[TASK STATEMENT] Every line from the one holding "What matplotlib code" through the one holding "positions = [1, 2, 3]" should be returned exactly, both included; the pictures should not.

[RECORDS SUPPLIED]
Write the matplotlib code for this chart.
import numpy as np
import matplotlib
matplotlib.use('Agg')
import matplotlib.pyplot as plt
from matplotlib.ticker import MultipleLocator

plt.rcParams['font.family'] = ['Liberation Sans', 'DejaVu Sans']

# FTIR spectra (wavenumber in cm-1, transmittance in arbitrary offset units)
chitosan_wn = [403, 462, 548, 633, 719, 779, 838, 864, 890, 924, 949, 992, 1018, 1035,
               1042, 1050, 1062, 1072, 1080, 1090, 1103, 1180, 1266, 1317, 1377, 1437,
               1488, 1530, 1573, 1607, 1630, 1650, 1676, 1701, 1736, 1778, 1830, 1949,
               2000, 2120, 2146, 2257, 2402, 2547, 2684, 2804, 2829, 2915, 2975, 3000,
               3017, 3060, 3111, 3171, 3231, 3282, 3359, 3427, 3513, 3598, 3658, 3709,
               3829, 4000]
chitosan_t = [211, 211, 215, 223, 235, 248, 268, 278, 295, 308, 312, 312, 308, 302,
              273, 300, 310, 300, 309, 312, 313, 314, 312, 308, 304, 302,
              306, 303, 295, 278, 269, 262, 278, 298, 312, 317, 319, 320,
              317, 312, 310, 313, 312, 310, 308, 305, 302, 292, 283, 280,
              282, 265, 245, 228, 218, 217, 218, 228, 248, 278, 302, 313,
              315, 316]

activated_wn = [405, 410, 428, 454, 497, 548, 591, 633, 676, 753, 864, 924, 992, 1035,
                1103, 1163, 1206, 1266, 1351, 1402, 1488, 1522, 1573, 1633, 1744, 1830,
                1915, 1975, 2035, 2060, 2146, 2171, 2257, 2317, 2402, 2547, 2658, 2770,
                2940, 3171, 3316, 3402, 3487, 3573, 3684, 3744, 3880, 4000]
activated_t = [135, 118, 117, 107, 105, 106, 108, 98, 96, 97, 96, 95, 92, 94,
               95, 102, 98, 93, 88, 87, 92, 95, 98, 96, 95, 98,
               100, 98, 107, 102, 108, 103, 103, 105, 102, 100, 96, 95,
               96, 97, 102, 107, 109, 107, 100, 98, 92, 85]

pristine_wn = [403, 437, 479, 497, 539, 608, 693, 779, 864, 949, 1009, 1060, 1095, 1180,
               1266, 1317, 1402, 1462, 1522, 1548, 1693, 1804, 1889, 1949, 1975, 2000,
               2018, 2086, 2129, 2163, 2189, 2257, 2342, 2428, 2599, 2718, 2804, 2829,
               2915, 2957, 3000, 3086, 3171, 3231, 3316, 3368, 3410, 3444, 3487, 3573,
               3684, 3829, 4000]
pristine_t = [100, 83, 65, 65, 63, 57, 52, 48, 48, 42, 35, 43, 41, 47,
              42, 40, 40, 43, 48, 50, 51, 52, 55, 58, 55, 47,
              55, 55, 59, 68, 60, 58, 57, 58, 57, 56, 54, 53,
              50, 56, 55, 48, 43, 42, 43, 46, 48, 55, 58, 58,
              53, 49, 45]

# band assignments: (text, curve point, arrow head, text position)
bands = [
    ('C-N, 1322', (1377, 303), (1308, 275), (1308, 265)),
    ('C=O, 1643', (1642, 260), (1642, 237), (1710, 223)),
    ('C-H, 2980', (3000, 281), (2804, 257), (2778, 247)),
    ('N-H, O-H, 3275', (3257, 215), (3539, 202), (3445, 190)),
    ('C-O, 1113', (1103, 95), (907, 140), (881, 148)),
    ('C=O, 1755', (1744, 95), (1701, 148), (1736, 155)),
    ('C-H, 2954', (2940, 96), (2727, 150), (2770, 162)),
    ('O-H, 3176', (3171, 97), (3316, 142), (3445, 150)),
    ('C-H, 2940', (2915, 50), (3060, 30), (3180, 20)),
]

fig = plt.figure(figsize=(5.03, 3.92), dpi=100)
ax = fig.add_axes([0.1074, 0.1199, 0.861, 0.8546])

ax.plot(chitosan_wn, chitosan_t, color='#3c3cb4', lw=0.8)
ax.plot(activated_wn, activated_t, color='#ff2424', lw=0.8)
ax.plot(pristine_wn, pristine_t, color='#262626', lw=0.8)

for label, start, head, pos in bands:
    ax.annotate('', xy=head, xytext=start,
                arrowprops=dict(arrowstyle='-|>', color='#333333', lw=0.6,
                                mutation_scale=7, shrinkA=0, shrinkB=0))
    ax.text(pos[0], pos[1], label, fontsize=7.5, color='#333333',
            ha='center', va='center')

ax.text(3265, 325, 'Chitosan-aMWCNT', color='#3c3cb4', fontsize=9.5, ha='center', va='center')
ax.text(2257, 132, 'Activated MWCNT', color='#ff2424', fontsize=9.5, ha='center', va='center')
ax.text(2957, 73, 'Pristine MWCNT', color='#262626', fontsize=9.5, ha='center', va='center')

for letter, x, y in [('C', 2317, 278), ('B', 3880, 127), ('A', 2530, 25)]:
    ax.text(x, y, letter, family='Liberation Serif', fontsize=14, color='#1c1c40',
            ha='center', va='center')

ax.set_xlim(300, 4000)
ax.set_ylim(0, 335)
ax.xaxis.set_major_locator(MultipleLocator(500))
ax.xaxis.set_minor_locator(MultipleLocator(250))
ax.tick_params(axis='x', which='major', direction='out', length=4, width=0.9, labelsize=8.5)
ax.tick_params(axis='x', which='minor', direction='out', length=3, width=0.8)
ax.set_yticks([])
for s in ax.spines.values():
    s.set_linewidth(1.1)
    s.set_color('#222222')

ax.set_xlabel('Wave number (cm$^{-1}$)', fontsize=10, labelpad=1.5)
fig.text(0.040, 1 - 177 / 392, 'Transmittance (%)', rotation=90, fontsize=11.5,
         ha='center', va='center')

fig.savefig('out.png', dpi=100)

==

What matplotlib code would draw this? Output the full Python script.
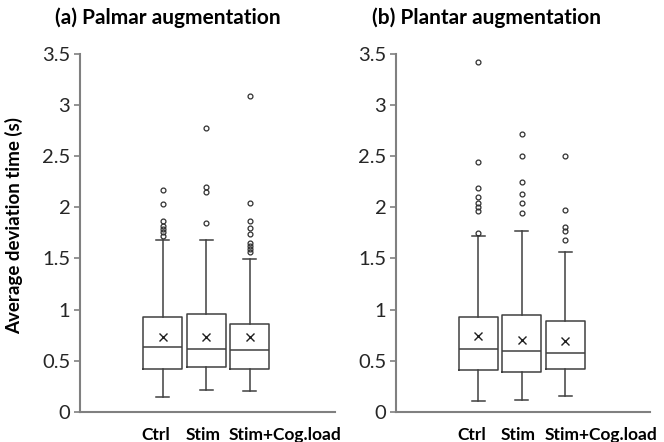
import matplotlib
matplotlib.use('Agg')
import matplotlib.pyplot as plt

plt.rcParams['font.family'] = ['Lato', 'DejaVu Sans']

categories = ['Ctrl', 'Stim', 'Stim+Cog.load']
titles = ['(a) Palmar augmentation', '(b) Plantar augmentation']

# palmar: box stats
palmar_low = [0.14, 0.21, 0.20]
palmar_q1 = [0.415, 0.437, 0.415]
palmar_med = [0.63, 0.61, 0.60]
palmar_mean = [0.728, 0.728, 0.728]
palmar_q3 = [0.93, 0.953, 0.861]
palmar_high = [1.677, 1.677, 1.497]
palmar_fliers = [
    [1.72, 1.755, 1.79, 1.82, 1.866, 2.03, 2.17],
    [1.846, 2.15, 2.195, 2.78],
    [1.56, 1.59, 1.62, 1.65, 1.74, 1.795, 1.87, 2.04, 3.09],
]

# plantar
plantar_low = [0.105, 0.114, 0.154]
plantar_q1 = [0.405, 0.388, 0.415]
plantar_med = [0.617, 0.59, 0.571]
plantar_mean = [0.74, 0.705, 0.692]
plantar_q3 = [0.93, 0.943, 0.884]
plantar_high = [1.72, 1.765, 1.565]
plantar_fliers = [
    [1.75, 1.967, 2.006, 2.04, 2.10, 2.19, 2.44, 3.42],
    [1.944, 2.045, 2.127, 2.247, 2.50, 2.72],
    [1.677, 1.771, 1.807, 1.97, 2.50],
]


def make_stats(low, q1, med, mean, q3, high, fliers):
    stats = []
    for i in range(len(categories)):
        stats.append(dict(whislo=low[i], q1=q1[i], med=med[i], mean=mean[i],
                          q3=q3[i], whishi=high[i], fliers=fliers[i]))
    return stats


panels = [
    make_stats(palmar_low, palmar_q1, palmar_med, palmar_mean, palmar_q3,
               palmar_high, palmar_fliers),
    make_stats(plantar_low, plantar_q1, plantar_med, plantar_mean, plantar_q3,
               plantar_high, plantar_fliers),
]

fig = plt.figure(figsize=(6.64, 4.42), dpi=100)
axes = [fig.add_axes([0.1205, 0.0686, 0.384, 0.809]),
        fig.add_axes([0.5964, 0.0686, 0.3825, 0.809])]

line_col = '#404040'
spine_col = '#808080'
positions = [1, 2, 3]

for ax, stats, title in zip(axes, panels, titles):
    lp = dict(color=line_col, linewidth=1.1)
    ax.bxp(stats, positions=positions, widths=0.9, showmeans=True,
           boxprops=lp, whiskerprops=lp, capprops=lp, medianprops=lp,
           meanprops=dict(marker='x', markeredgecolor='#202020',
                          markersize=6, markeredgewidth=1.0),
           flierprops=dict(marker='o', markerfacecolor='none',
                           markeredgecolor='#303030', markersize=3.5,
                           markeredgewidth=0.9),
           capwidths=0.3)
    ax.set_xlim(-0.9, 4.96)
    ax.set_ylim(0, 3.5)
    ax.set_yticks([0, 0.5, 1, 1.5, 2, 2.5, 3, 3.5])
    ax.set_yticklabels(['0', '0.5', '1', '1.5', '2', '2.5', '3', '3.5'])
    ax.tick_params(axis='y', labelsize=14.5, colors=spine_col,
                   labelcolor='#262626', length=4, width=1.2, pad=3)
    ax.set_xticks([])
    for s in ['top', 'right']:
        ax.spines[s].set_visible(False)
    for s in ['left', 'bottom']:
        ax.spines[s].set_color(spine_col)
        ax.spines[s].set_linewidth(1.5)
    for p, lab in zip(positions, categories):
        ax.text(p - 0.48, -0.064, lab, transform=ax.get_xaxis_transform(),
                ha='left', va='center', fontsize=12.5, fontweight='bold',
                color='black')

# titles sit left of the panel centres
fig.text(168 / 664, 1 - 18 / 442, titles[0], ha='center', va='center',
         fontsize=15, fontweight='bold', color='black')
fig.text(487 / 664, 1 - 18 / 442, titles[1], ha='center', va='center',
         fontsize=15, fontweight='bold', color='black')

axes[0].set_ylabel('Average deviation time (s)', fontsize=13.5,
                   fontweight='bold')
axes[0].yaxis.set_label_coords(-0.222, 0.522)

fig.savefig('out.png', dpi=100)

[SOLUTION FOR THIS TASK]
What matplotlib code would draw this? Output the full Python script.
import matplotlib
matplotlib.use('Agg')
import matplotlib.pyplot as plt

plt.rcParams['font.family'] = ['Lato', 'DejaVu Sans']

categories = ['Ctrl', 'Stim', 'Stim+Cog.load']
titles = ['(a) Palmar augmentation', '(b) Plantar augmentation']

# palmar: box stats
palmar_low = [0.14, 0.21, 0.20]
palmar_q1 = [0.415, 0.437, 0.415]
palmar_med = [0.63, 0.61, 0.60]
palmar_mean = [0.728, 0.728, 0.728]
palmar_q3 = [0.93, 0.953, 0.861]
palmar_high = [1.677, 1.677, 1.497]
palmar_fliers = [
    [1.72, 1.755, 1.79, 1.82, 1.866, 2.03, 2.17],
    [1.846, 2.15, 2.195, 2.78],
    [1.56, 1.59, 1.62, 1.65, 1.74, 1.795, 1.87, 2.04, 3.09],
]

# plantar
plantar_low = [0.105, 0.114, 0.154]
plantar_q1 = [0.405, 0.388, 0.415]
plantar_med = [0.617, 0.59, 0.571]
plantar_mean = [0.74, 0.705, 0.692]
plantar_q3 = [0.93, 0.943, 0.884]
plantar_high = [1.72, 1.765, 1.565]
plantar_fliers = [
    [1.75, 1.967, 2.006, 2.04, 2.10, 2.19, 2.44, 3.42],
    [1.944, 2.045, 2.127, 2.247, 2.50, 2.72],
    [1.677, 1.771, 1.807, 1.97, 2.50],
]


def make_stats(low, q1, med, mean, q3, high, fliers):
    stats = []
    for i in range(len(categories)):
        stats.append(dict(whislo=low[i], q1=q1[i], med=med[i], mean=mean[i],
                          q3=q3[i], whishi=high[i], fliers=fliers[i]))
    return stats


panels = [
    make_stats(palmar_low, palmar_q1, palmar_med, palmar_mean, palmar_q3,
               palmar_high, palmar_fliers),
    make_stats(plantar_low, plantar_q1, plantar_med, plantar_mean, plantar_q3,
               plantar_high, plantar_fliers),
]

fig = plt.figure(figsize=(6.64, 4.42), dpi=100)
axes = [fig.add_axes([0.1205, 0.0686, 0.384, 0.809]),
        fig.add_axes([0.5964, 0.0686, 0.3825, 0.809])]

line_col = '#404040'
spine_col = '#808080'
positions = [1, 2, 3]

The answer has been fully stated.